GOAL OF THE EXERCISE: Up to and including the line with "A3_spk_t = [0.5, 1.8, 2.9];", write out the listing from its first line, minus the pictures.

DATA SECTION:
§

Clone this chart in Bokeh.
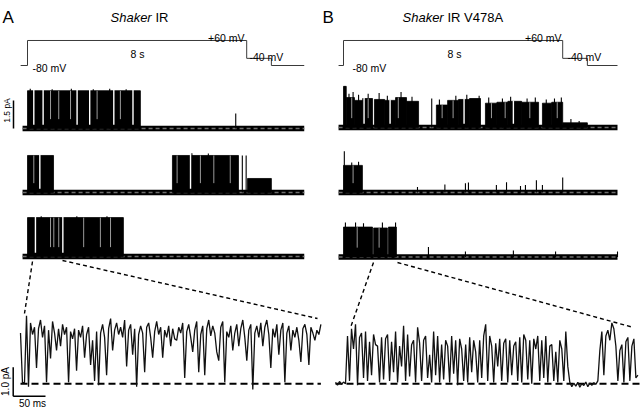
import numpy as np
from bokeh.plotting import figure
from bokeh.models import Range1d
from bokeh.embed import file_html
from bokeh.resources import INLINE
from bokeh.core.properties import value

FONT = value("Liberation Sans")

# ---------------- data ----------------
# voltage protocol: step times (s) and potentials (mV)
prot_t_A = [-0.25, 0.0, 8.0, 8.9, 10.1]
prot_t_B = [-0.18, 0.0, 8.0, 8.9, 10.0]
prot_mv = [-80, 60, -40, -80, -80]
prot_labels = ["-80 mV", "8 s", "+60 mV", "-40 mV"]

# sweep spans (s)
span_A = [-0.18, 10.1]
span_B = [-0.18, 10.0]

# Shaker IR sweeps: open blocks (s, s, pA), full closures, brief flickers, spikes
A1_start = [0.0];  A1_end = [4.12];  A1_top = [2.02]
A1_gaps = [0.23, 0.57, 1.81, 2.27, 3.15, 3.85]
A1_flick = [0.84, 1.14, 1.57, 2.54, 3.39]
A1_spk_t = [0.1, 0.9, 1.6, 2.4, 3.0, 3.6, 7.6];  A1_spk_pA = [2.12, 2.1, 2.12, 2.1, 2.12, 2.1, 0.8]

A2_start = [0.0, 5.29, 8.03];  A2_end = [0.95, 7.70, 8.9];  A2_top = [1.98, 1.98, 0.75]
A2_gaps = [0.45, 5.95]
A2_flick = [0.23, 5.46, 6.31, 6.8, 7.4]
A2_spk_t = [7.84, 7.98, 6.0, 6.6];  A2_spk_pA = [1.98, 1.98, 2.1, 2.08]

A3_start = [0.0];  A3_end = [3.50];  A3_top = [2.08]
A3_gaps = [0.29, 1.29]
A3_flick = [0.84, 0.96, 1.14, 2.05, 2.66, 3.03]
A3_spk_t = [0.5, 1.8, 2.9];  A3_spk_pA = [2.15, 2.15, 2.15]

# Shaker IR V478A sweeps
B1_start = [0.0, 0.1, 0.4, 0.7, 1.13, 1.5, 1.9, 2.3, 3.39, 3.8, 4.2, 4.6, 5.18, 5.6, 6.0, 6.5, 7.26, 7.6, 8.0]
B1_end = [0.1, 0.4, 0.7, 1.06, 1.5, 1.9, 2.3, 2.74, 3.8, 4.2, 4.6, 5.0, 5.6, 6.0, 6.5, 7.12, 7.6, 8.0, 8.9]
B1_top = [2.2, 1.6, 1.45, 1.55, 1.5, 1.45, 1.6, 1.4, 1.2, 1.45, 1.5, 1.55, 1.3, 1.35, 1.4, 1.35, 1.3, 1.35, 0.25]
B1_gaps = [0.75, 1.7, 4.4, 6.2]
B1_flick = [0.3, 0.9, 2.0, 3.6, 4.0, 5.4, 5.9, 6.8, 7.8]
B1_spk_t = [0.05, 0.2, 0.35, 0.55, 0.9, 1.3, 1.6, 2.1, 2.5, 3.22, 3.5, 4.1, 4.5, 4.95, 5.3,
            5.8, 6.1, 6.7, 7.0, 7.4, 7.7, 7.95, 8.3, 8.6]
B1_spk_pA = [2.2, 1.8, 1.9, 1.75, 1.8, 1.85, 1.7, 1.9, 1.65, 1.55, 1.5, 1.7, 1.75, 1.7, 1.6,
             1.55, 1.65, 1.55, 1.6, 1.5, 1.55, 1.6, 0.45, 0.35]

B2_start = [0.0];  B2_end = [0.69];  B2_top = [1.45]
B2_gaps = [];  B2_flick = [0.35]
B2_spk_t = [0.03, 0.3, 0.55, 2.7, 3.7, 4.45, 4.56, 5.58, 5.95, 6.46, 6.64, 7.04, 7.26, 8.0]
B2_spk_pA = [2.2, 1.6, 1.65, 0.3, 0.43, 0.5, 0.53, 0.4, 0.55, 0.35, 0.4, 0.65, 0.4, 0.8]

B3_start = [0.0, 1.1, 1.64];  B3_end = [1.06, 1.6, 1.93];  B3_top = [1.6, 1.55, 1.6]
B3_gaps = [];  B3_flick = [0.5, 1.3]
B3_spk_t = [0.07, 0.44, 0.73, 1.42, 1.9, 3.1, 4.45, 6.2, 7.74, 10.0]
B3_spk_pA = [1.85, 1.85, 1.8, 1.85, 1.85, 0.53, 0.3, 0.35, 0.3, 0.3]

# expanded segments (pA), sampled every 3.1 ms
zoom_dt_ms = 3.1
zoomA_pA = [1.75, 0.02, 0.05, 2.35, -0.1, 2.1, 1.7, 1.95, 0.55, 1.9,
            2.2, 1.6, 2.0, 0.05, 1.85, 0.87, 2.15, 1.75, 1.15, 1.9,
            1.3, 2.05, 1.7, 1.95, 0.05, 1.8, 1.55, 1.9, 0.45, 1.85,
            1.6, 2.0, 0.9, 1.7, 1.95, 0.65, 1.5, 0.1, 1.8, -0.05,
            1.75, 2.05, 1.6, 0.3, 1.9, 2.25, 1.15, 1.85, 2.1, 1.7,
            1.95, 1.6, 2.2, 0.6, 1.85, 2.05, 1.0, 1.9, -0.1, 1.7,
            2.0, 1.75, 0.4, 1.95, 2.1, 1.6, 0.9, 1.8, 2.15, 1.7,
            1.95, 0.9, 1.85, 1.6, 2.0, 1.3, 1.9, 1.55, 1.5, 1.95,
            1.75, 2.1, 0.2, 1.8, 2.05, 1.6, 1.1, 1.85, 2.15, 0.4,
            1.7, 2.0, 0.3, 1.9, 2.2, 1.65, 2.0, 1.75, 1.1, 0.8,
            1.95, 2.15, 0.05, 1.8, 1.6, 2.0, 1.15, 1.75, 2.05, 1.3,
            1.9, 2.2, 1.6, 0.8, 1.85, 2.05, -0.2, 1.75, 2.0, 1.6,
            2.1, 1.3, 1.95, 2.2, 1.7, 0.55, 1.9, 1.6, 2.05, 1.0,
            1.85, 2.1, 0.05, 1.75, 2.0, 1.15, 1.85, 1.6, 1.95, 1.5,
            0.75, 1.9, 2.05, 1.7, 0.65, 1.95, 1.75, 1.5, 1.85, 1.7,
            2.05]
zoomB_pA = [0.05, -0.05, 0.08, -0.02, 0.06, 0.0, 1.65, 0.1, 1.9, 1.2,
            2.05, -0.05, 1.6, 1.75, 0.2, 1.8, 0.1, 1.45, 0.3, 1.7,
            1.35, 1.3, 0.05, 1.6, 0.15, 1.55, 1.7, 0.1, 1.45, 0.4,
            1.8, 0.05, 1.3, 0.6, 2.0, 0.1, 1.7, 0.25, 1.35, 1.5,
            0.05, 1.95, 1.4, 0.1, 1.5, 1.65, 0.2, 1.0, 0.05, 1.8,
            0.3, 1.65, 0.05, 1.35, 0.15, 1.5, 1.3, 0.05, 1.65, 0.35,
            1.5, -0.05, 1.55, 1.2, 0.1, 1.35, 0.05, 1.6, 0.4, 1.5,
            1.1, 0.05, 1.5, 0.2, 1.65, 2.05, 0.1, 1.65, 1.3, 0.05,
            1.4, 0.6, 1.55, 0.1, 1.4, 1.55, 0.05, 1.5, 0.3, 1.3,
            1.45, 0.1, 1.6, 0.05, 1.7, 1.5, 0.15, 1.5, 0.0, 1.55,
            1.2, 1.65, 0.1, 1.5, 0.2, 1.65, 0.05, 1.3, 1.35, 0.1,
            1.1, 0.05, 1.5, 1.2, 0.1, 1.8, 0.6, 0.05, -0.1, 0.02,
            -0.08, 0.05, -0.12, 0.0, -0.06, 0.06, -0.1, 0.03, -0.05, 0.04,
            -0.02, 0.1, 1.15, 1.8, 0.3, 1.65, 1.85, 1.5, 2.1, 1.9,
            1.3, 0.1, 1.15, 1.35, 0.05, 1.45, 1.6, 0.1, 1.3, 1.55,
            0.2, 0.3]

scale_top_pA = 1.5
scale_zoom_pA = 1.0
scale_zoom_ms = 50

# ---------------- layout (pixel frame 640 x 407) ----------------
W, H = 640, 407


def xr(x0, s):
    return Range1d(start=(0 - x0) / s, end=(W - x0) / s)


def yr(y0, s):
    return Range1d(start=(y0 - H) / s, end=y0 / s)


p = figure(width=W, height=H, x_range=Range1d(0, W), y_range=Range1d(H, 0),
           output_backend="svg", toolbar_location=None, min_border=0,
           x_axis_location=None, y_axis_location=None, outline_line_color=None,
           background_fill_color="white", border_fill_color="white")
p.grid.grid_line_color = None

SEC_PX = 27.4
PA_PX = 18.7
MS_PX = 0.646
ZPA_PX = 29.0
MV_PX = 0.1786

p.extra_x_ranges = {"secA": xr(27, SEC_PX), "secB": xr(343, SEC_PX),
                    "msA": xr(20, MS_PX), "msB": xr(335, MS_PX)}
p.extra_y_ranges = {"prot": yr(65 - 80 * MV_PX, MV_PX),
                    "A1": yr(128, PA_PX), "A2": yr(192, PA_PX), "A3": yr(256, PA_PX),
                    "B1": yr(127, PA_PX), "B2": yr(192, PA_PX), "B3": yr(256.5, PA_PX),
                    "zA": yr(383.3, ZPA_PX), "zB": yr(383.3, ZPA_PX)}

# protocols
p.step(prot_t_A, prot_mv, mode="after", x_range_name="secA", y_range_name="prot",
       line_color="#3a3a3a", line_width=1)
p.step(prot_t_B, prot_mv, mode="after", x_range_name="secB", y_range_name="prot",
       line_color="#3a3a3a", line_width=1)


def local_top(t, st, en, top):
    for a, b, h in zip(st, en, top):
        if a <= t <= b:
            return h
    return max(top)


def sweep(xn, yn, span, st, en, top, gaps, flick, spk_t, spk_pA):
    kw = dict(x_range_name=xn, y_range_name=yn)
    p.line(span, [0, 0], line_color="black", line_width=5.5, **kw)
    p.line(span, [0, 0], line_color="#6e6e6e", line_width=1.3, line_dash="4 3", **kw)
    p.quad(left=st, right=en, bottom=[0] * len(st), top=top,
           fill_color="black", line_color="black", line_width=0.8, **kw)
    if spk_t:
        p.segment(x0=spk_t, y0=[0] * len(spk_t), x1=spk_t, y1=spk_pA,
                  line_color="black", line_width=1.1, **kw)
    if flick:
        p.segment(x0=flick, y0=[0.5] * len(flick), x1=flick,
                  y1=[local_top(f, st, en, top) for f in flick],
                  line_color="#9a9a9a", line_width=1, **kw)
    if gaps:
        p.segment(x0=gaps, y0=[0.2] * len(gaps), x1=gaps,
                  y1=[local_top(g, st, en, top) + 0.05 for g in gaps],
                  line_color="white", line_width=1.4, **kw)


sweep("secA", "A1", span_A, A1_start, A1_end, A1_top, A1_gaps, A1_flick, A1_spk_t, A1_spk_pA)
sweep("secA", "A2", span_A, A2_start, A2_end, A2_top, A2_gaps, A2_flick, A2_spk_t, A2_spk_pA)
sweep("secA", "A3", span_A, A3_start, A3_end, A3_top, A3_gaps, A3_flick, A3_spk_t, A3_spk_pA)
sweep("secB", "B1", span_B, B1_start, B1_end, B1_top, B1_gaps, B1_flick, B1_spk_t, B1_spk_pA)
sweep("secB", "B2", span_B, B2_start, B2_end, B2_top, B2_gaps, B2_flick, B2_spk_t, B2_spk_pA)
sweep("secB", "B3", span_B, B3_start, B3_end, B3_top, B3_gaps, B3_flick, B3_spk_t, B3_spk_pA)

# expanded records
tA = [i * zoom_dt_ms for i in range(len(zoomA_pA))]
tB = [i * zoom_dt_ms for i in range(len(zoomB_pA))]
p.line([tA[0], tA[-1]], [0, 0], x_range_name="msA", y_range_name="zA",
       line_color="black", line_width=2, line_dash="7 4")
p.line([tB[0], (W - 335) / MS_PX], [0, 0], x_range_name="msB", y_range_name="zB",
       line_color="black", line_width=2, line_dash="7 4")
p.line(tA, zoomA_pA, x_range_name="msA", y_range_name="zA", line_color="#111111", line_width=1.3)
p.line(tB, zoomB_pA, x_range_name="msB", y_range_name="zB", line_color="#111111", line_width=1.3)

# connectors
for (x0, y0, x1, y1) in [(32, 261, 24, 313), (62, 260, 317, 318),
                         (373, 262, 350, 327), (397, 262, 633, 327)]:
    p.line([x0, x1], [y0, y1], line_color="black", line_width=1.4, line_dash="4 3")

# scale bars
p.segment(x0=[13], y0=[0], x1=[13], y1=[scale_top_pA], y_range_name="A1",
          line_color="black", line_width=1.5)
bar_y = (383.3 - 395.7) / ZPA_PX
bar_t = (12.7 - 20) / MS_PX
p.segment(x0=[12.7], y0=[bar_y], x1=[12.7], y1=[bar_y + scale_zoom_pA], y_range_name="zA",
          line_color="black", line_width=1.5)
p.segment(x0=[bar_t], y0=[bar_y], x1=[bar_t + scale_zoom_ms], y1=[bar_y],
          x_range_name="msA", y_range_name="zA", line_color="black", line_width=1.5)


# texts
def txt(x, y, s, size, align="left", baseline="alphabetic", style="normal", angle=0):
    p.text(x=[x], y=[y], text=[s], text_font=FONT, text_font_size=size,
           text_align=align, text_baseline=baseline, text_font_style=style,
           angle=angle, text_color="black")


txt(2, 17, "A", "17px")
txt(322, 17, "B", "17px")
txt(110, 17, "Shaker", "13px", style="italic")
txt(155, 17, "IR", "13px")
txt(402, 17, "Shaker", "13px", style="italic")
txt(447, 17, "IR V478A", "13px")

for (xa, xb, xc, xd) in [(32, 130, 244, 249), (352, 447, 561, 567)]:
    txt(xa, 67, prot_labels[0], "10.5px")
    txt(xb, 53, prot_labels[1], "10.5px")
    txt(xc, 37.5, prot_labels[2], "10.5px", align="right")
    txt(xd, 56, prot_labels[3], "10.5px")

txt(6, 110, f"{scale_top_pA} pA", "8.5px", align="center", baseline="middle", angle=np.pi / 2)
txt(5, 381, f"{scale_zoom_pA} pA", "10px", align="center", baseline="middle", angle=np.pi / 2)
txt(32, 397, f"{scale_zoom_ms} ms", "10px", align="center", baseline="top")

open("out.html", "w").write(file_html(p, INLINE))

§

EXPECTED ANSWER:
Clone this chart in Bokeh.
import numpy as np
from bokeh.plotting import figure
from bokeh.models import Range1d
from bokeh.embed import file_html
from bokeh.resources import INLINE
from bokeh.core.properties import value

FONT = value("Liberation Sans")

# ---------------- data ----------------
# voltage protocol: step times (s) and potentials (mV)
prot_t_A = [-0.25, 0.0, 8.0, 8.9, 10.1]
prot_t_B = [-0.18, 0.0, 8.0, 8.9, 10.0]
prot_mv = [-80, 60, -40, -80, -80]
prot_labels = ["-80 mV", "8 s", "+60 mV", "-40 mV"]

# sweep spans (s)
span_A = [-0.18, 10.1]
span_B = [-0.18, 10.0]

# Shaker IR sweeps: open blocks (s, s, pA), full closures, brief flickers, spikes
A1_start = [0.0];  A1_end = [4.12];  A1_top = [2.02]
A1_gaps = [0.23, 0.57, 1.81, 2.27, 3.15, 3.85]
A1_flick = [0.84, 1.14, 1.57, 2.54, 3.39]
A1_spk_t = [0.1, 0.9, 1.6, 2.4, 3.0, 3.6, 7.6];  A1_spk_pA = [2.12, 2.1, 2.12, 2.1, 2.12, 2.1, 0.8]

A2_start = [0.0, 5.29, 8.03];  A2_end = [0.95, 7.70, 8.9];  A2_top = [1.98, 1.98, 0.75]
A2_gaps = [0.45, 5.95]
A2_flick = [0.23, 5.46, 6.31, 6.8, 7.4]
A2_spk_t = [7.84, 7.98, 6.0, 6.6];  A2_spk_pA = [1.98, 1.98, 2.1, 2.08]

A3_start = [0.0];  A3_end = [3.50];  A3_top = [2.08]
A3_gaps = [0.29, 1.29]
A3_flick = [0.84, 0.96, 1.14, 2.05, 2.66, 3.03]
A3_spk_t = [0.5, 1.8, 2.9];  A3_spk_pA = [2.15, 2.15, 2.15]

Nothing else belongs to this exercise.